Updated: Sep 16, 2024

What I love about the hymn we have been singing each week as our opening hymn in worship, “Come Thou Fount of Every Blessing” is the tension the hymn writer lives in. It reflects perfectly the tension of the Christian life which we all live in.


The first two stanzas of the hymn are songs of praise to God for the work He has carried out in Christ. God is truly our fount of every blessing, our redeemer, and our rescuer. The God who daily pours out his grace upon us.


Then we sing stanza three. This is when the reality of living in a sinful, broken world is clearly seen. “Prone to wander, Lord I feel it / Prone to leave the God I love…”


On Sunday as we studied Ephesians 5  we heard Paul use the image of light and dark to describe the Christian life and its difficulty. We know that the light of Christ overcomes all of our sin, but first that light must expose and convict us of that sin. This is exactly what stanza three of “Come Thou Fount” does for me. It reminds me of the many ways I wander from God despite His faithfulness to me. It reminds me that the One who has rescued us from all danger of sin and death is the one we are constantly wandering from. It shows me the tension of this Christian life.


Really, it reminds me of the entire narrative of the Bible. God longs for relationship with His people. His people wander off. Rinse. Repeat. Ugh. 


This is why the hymn writer spends the final stanza looking ahead to the day when all the tension of this life will be finally resolved. When all that we long for will be ours:  


Oh, that day when freed from sinning, I shall see Thy lovely face; Clothed then in the blood-washed linen, How I’ll sing Thy wondrous grace!


It’s the day when what is ours in part, will be ours in whole.
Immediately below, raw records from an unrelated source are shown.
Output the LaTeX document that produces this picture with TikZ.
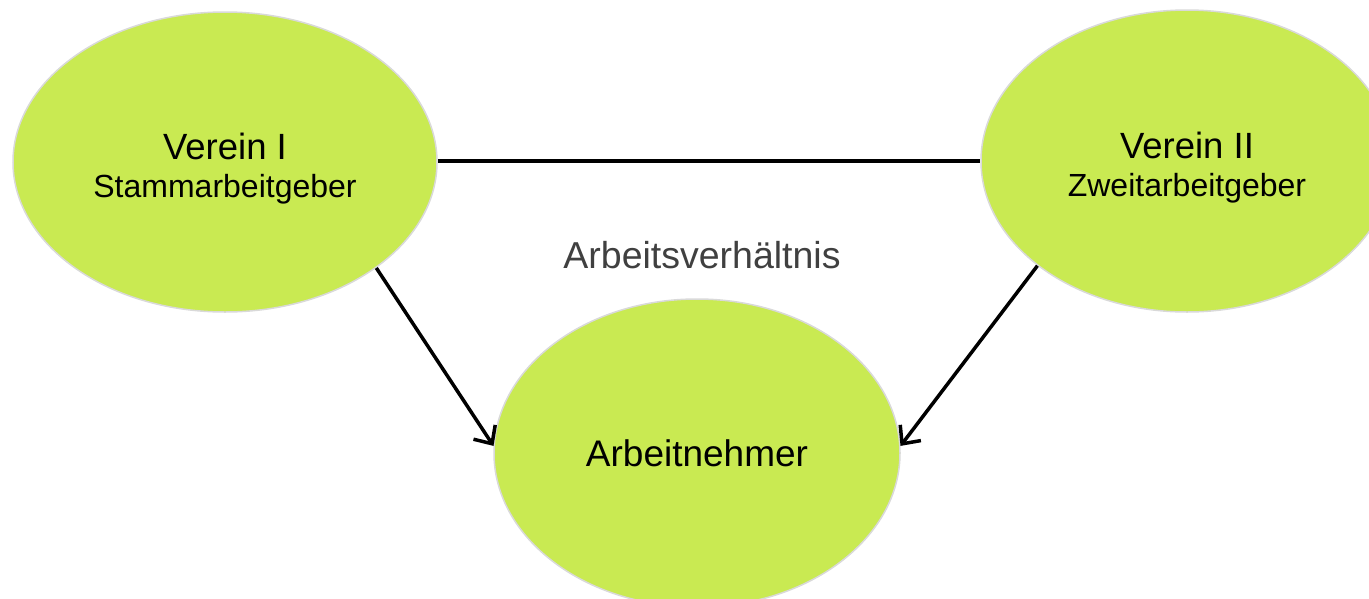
\documentclass[tikz,border=0pt]{standalone}
\usepackage{fontspec}
\setmainfont{Liberation Sans}
\usetikzlibrary{shapes.geometric,arrows.meta}
\definecolor{blobgreen}{HTML}{C9EA52}
\definecolor{blobedge}{HTML}{D9D9D9}
\definecolor{labelgray}{HTML}{404040}
\tikzset{
  blob/.style={ellipse, fill=blobgreen, draw=blobedge, line width=1.5pt, inner sep=0pt, align=center, font=\fontsize{32}{38}\selectfont},
  conn/.style={line width=3.5pt, black},
  arr/.style={conn, -{Straight Barb[length=14pt,width=26pt,line width=3.5pt]}},
}
\begin{document}
\begin{tikzpicture}[x=1pt,y=-1pt]
\useasboundingbox (0,0) rectangle (1369,598);
\node[blob, minimum width=424pt, minimum height=300pt] (v1) at (225,162)
  {\rule{0pt}{39pt}{\fontsize{36.5}{38}\selectfont Verein I}\\{\fontsize{32}{38}\selectfont Stammarbeitgeber}};
\node[blob, minimum width=412pt, minimum height=302pt] (v2) at (1187,161)
  {\rule{0pt}{39pt}{\fontsize{36.5}{38}\selectfont Verein II}\\{\fontsize{32}{38}\selectfont Zweitarbeitgeber}};
\node[blob, minimum width=406pt, minimum height=308pt] (an) at (697,453)
  {\fontsize{37}{40}\selectfont Arbeitnehmer};
\node[text=labelgray, font=\fontsize{37.5}{40}\selectfont] (av) at (702,255) {Arbeitsverhältnis};
\draw[conn] (v1.east |- 0,161) -- (v2.west |- 0,161);
\draw[arr] (v1.-35) -- (an.178);
\draw[arr] (v2.-145) -- (an.2);
\end{tikzpicture}
\end{document}
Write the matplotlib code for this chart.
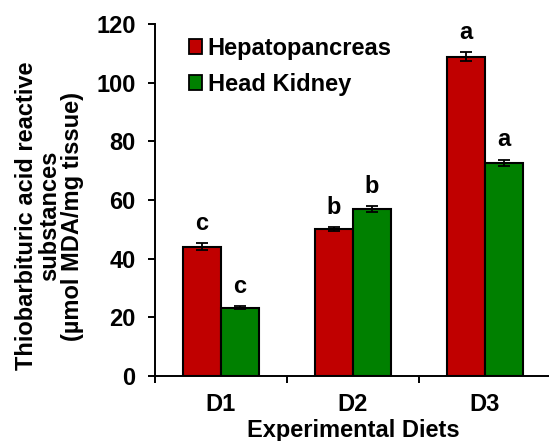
import numpy as np
import matplotlib.pyplot as plt
from matplotlib.patches import Patch

plt.rcParams['font.family'] = ['Liberation Sans', 'DejaVu Sans']
plt.rcParams['font.weight'] = 'bold'

diets = ['D1', 'D2', 'D3']
hepato = [44.1, 50.2, 108.9]
hepato_err = [1.2, 0.6, 1.6]
kidney = [23.3, 57.0, 72.7]
kidney_err = [0.5, 1.0, 1.1]
hepato_letters = ['c', 'b', 'a']
kidney_letters = ['c', 'b', 'a']

red = '#C00000'
green = '#008000'
fs = 17

fig = plt.figure(figsize=(5.49, 4.41), dpi=100)
ax = fig.add_axes([0.2823, 0.1474, 0.7213, 0.7982])

x = np.arange(len(diets))
w = 0.288
err_kw = dict(ecolor='black', elinewidth=1.3, capsize=4.5, capthick=1.3)
ax.bar(x - w / 2, hepato, w, yerr=hepato_err, color=red, edgecolor='black',
       linewidth=1.5, error_kw=err_kw, label='Hepatopancreas')
ax.bar(x + w / 2, kidney, w, yerr=kidney_err, color=green, edgecolor='black',
       linewidth=1.5, error_kw=err_kw, label='Head Kidney')

# significance letters above the error bars
for i in range(len(diets)):
    ax.annotate(hepato_letters[i], (x[i] - w / 2, hepato[i] + hepato_err[i]),
                xytext=(0, 6), textcoords='offset points', ha='center',
                va='bottom', fontsize=fs, fontweight='bold')
    ax.annotate(kidney_letters[i], (x[i] + w / 2, kidney[i] + kidney_err[i]),
                xytext=(0, 6), textcoords='offset points', ha='center',
                va='bottom', fontsize=fs, fontweight='bold')

ax.set_xlim(-0.5, 2.5)
ax.set_ylim(0, 120)
ax.set_yticks(np.arange(0, 121, 20))
ax.set_xticks(x)
ax.set_xticklabels(diets)
ax.set_xticks([-0.5, 0.5, 1.5, 2.5], minor=True)
ax.tick_params(axis='x', which='major', length=0, pad=12, labelsize=fs)
ax.tick_params(axis='x', which='minor', length=5, width=1.4, direction='out')
ax.tick_params(axis='y', length=5, width=1.4, direction='out', pad=9, labelsize=fs)
for lab in ax.get_xticklabels() + ax.get_yticklabels():
    lab.set_fontweight('bold')

for s in ['top', 'right']:
    ax.spines[s].set_visible(False)
ax.spines['left'].set_linewidth(1.4)
ax.spines['bottom'].set_linewidth(1.4)

ax.set_xlabel('Experimental Diets', fontsize=fs, fontweight='bold', labelpad=2.5)
fig.text(0.090, 0.51, 'Thiobarbituric acid reactive\nsubstances\n(µmol MDA/mg tissue)',
         rotation=90, ha='center', va='center', fontsize=fs, fontweight='bold',
         linespacing=1.0)

handles = [Patch(facecolor=red, edgecolor='black', linewidth=1.3),
           Patch(facecolor=green, edgecolor='black', linewidth=1.3)]
ax.legend(handles, ['Hepatopancreas', 'Head Kidney'], loc='upper left',
          bbox_to_anchor=(0.032, 1.024), frameon=False,
          handlelength=0.55, handleheight=0.55, handletextpad=0.25,
          labelspacing=0.55, prop={'weight': 'bold', 'size': fs})

fig.savefig('out.png', dpi=100)
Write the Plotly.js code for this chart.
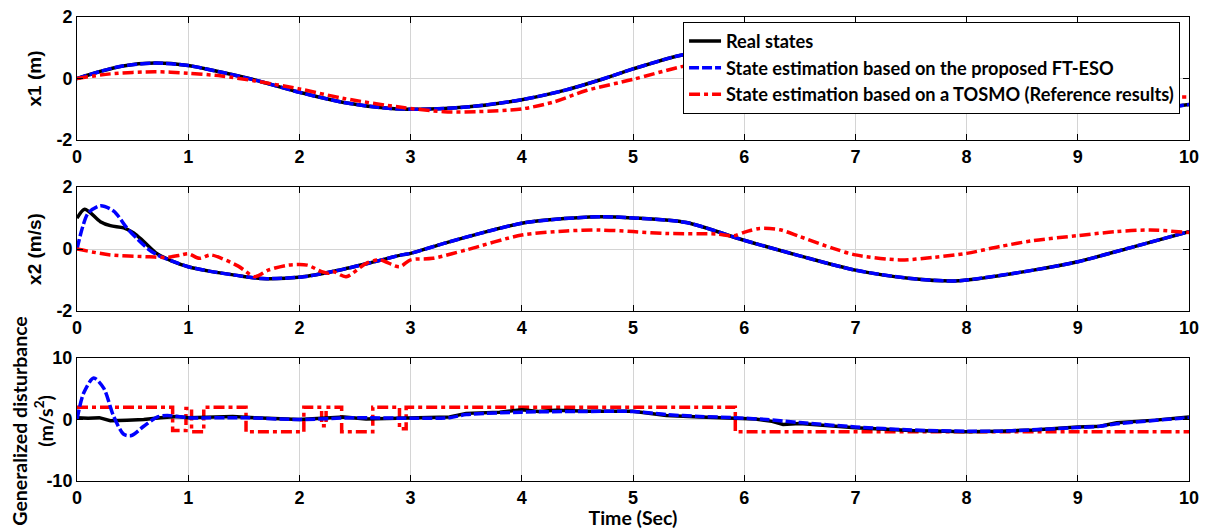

It’s the day when we will be freed forever from sin - in the very presence of God - Clothed forever in Christ and His forgiveness.


For now, we live in the tension. Saints yet sinners. Freed yet captive. Children of the light being pulled back into the darkness. But with the hymn writer we sing in hope of the promise God has made to his people - the promise of “Oh, that day”. That day when the sinner/saint tension will be resolved and freedom and forgiveness will be ours forever!